Comment by pembrook

8 months ago

Not sure how you could possibly come up with this idea — but I’d recommend not consuming hysterical media narratives and instead looking at actual data. This is a chart of globally relevant companies founded in Europe in the last 50 years:

https://www.reddit.com/r/neoliberal/s/1Fn23uYVxK

The data depicts the exact opposite of what you are saying. As an entrepreneur, you can be “safe” knowing you will have far less chance to succeed in the EU.

These just compare market cap. As the US economy is disproportionally financialized, that outcome is hardly surprising: This was just measuring market financialization by proxy. I mean two of the largest on the left, Google and Meta, are essentially just ad companies.

Now compare companies by actual revenue:

https://en.wikipedia.org/wiki/List_of_largest_companies_in_E...

https://en.wikipedia.org/wiki/List_of_largest_companies_in_t...

I omitted the 50 years distinction because, unsurprisingly, the companies in the US are younger.

None of these are actually relevant for founders, however, as even in the US you only have a couple dozen large cap companies, but millions of founders.

What is relevant is the share of employers per capita, as that shows us how many founders actually exist.

https://data.worldbank.org/indicator/SL.EMP.MPYR.ZS?most_rec...

https://data.worldbank.org/indicator/SL.EMP.MPYR.ZS?most_rec...

  • Yes, Europe did have great entrepreneurial culture in the past, but the point of the “founded in the last 50 years” distinction is to measure how things have been going for entrepreneurs who are still alive today.

    You can’t call a region a “safe haven for entrepreneurs” if all the globally relevant entrepreneurs from that region are dead from old age.

    Remember, Europe has double the population of the US. To lag behind so dramatically in the last 50 years is absolutely something to be concerned about.

    Having to move the goalposts to the 1850s to make a point about relevant European businesses should be alarming to you.

    • Your point is well taken, but I think we need to question why Europe declined so significantly as a centre of innovation.

      A big part of it is obviously the relative effects of twentieth century wars, both hot and cold.

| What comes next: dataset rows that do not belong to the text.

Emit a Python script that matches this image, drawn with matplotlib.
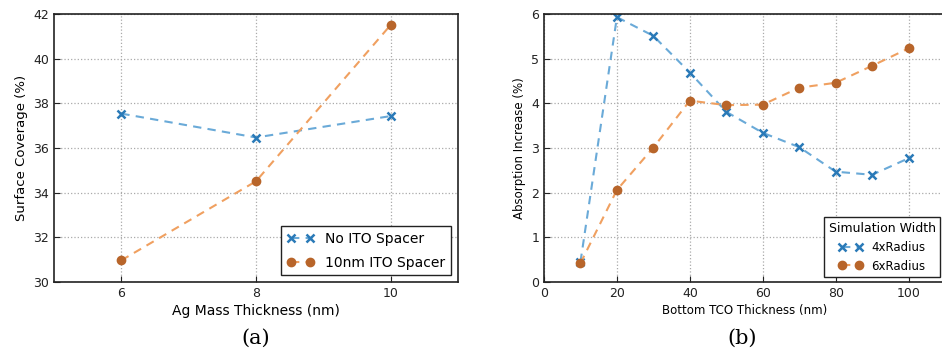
import numpy as np
import matplotlib
matplotlib.use("Agg")
from matplotlib import pyplot as plt

# panel (a)
ag_thick = [6, 8, 10]
no_ito = [37.54, 36.47, 37.43]
ito_10nm = [30.97, 34.51, 41.51]

# panel (b)
tco_thick = [10, 20, 30, 40, 50, 60, 70, 80, 90, 100]
radius4 = [0.45, 5.93, 5.51, 4.69, 3.81, 3.34, 3.02, 2.47, 2.40, 2.77]
radius6 = [0.42, 2.06, 3.01, 4.06, 3.96, 3.97, 4.35, 4.46, 4.84, 5.23]

blue = '#2a7ab8'
blue_line = '#6aaad8'
orange = '#b8652a'
orange_line = '#f0a060'

fig = plt.figure(figsize=(9.42, 3.55), dpi=100)
ax1 = fig.add_axes([54/942, 1-282/355, 404/942, 268/355])
ax2 = fig.add_axes([544/942, 1-282/355, 401/942, 268/355])

def draw(ax, x, y, mk, col, lcol, lab):
    ax.plot(x, y, linestyle=(0, (4, 3)), color=lcol, lw=1.5, marker=mk,
            markersize=6, mew=1.8 if mk == 'x' else 1,
            markerfacecolor=col, markeredgecolor=col, label=lab)

draw(ax1, ag_thick, no_ito, 'x', blue, blue_line, 'No ITO Spacer')
draw(ax1, ag_thick, ito_10nm, 'o', orange, orange_line, '10nm ITO Spacer')
ax1.set_xlim(5, 11)
ax1.set_ylim(30, 42)
ax1.set_xticks([6, 8, 10])
ax1.set_yticks(range(30, 43, 2))
ax1.set_xlabel('Ag Mass Thickness (nm)', fontsize=10, labelpad=3)
ax1.set_ylabel('Surface Coverage (%)', fontsize=9.5)
ax1.legend(loc='lower right', numpoints=2, fontsize=10, fancybox=False,
           edgecolor='#222222', framealpha=1, borderaxespad=0.5,
           labelspacing=0.7, handlelength=2.0)

draw(ax2, tco_thick, radius4, 'x', blue, blue_line, '4xRadius')
draw(ax2, tco_thick, radius6, 'o', orange, orange_line, '6xRadius')
ax2.set_xlim(0, 110)
ax2.set_ylim(0, 6)
ax2.set_xticks(range(0, 101, 20))
ax2.set_xlabel('Bottom TCO Thickness (nm)', fontsize=8.5, labelpad=3)
ax2.set_ylabel('Absorption Increase (%)', fontsize=8.5)
ax2.legend(loc='lower right', numpoints=2, fontsize=8.5, fancybox=False,
           edgecolor='#222222', framealpha=1, title='Simulation Width',
           title_fontsize=9, borderaxespad=0.4, bbox_to_anchor=(1.0, 0))

for ax in (ax1, ax2):
    ax.grid(True, linestyle=':', color='#aaaaaa', lw=0.9)
    ax.tick_params(labelsize=9, direction='in', length=4, colors='#222222')
    for s in ax.spines.values():
        s.set_linewidth(1.2)
        s.set_color('#222222')

fig.text(256/942, 1-338/355, '(a)', ha='center', va='center', family='serif', fontsize=15)
fig.text(742/942, 1-338/355, '(b)', ha='center', va='center', family='serif', fontsize=15)

fig.savefig('out.png', dpi=100)
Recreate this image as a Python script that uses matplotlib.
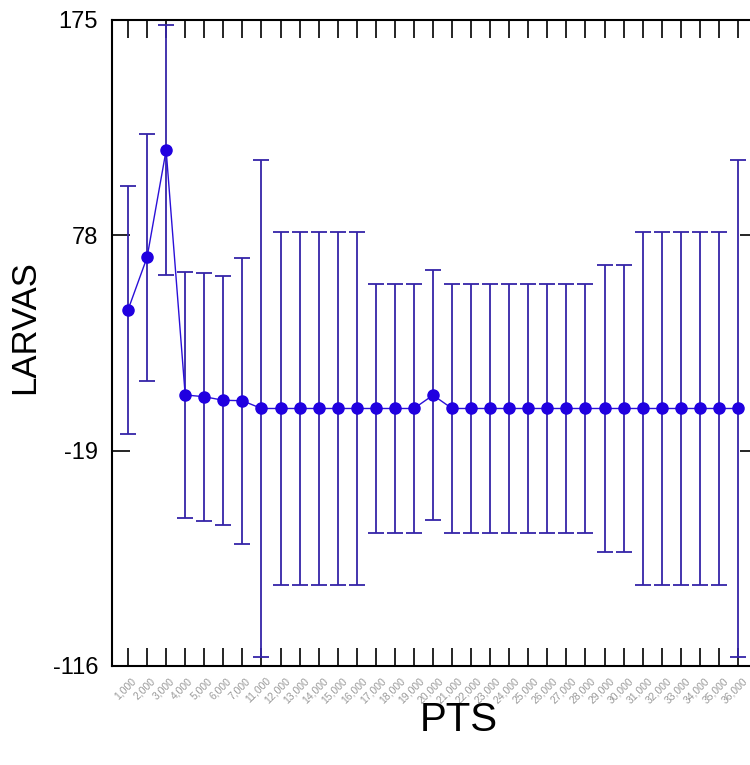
import matplotlib
matplotlib.use('Agg')
import matplotlib.pyplot as plt
import matplotlib.transforms as mtransforms
import numpy as np

plt.rcParams['font.family'] = ['Liberation Sans', 'DejaVu Sans']

pts_labels = ['1,000', '2,000', '3,000', '4,000', '5,000', '6,000', '7,000',
              '11,000', '12,000', '13,000', '14,000', '15,000', '16,000',
              '17,000', '18,000', '19,000', '20,000', '21,000', '22,000',
              '23,000', '24,000', '25,000', '26,000', '27,000', '28,000',
              '29,000', '30,000', '31,000', '32,000', '33,000', '34,000',
              '35,000', '36,000']
larvas_mean = [44.4, 68.1, 116.4, 6.1, 5.3, 3.7, 3.5,
               0, 0, 0, 0, 0, 0,
               0, 0, 0, 6.0, 0, 0,
               0, 0, 0, 0, 0, 0,
               0, 0, 0, 0, 0, 0,
               0, 0]
larvas_err = [55.8, 55.7, 56.3, 55.6, 55.9, 56.0, 64.4,
              112.0, 79.3, 79.3, 79.3, 79.3, 79.3,
              56.0, 56.0, 56.0, 56.3, 56.0, 56.0,
              56.0, 56.0, 56.0, 56.0, 56.0, 56.0,
              64.8, 64.8, 79.3, 79.3, 79.3, 79.3,
              79.3, 112.0]
y_ticks = [-116, -19, 78, 175]

W, H = 750, 765
fig = plt.figure(figsize=(W / 100, H / 100), dpi=100)
ax = fig.add_axes([112 / W, 1 - 666 / H, (758 - 112) / W, (666 - 20) / H])

x = np.arange(len(pts_labels))
ax.errorbar(x, larvas_mean, yerr=larvas_err, fmt='none', ecolor='#3524a8',
            elinewidth=1.3, capsize=6, capthick=1.3, zorder=2)
ax.plot(x, larvas_mean, color='#2a10d8', lw=1.0, marker='o', ms=8,
        mfc='#2000e0', mec='#2000e0', zorder=3)

ax.set_xlim(-0.84, len(pts_labels) - 1 + 1.05)
ax.set_ylim(-116, 175)
ax.set_yticks(y_ticks)
ax.set_yticklabels([str(v) for v in y_ticks], fontsize=17)
ax.set_xticks(x)
ax.set_xticklabels(pts_labels, rotation=45, ha='center', va='top',
                   fontsize=7.5, color='#9a9a9a')
ax.tick_params(axis='both', direction='in', length=13, width=1.2,
               top=True, right=True, color='black')
ax.tick_params(axis='y', pad=10)
ax.tick_params(axis='x', pad=7)
offset = mtransforms.ScaledTranslation(-3 / 100, 0, fig.dpi_scale_trans)
for lab in ax.get_xticklabels():
    lab.set_transform(lab.get_transform() + offset)
for s in ax.spines.values():
    s.set_linewidth(1.5)

fig.text(25 / W, 1 - 327 / H, 'LARVAS', rotation=90, fontsize=25,
         ha='center', va='center')
fig.text(459 / W, 1 - 720 / H, 'PTS', fontsize=29, ha='center', va='center')

fig.savefig('out.png', dpi=100)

However, we also need to be aware that in recent decades, the US has just offered a better deal for entrepreneurs than Europe. By that I mean it has been a democratic, rule-of-law-based country with relatively easy access to capital and relatively low taxes.

      It still has the last two things, of course. But the first two are also essential, long-term, and if they're eroded then the US might stop looking like a better deal.

      2 replies →

    • Lag by what measure? Cities are just better as cities, laws are annoyingly bureaucratic but actually work, your neighbour isn't likely to shoot you dead... The US does better on abstract statistics like GDP, but... GDP is biased in favour of whoever issues the global reserve currency, so that doesn't actually mean a lot unless you are specifically trying to accumulate units of global reserve currency.

      8 replies →

    • But if that is true, why does the EU actually has almost double the entrepreneurs per capita the US has, as I have linked?

      > Having to move the goalposts to the 1850s to make a point about relevant European businesses should be alarming to you.

      Please actually have a look at the EU list and click through to the companies. They are all directly linked in Wikipedia. The majority is from the 1980s and younger.

      1 reply →

Stop pretending that America of today is anything like America of 15 years ago

  • Please elaborate on the anti-entrepreneur shifts that have occurred in the US in the last 15 years that would disrupt this trend. I’m not aware of them.

    If this were true, 15 years would definitely be enough time to show up in some form of data you can cite about the death of American startup culture.

    • Who is talking about the last 15 years? We are talking about the last 15 weeks.

      America has jut installed a corrupt autocratic government that has immediately become mired in corruption, graft and defiance of the rule of law.

      That will have a negative effect going forward.

      17 replies →

Historical data is not great for forming an argument when the basis is that things have radically changed and historical results don't matter anymore.

How much of this is because of the US strong-arming companies in their sphere of influence? Nobody here actually forgot the MegaUpload fiasco, it's just that people pretend to forget abusive relationships.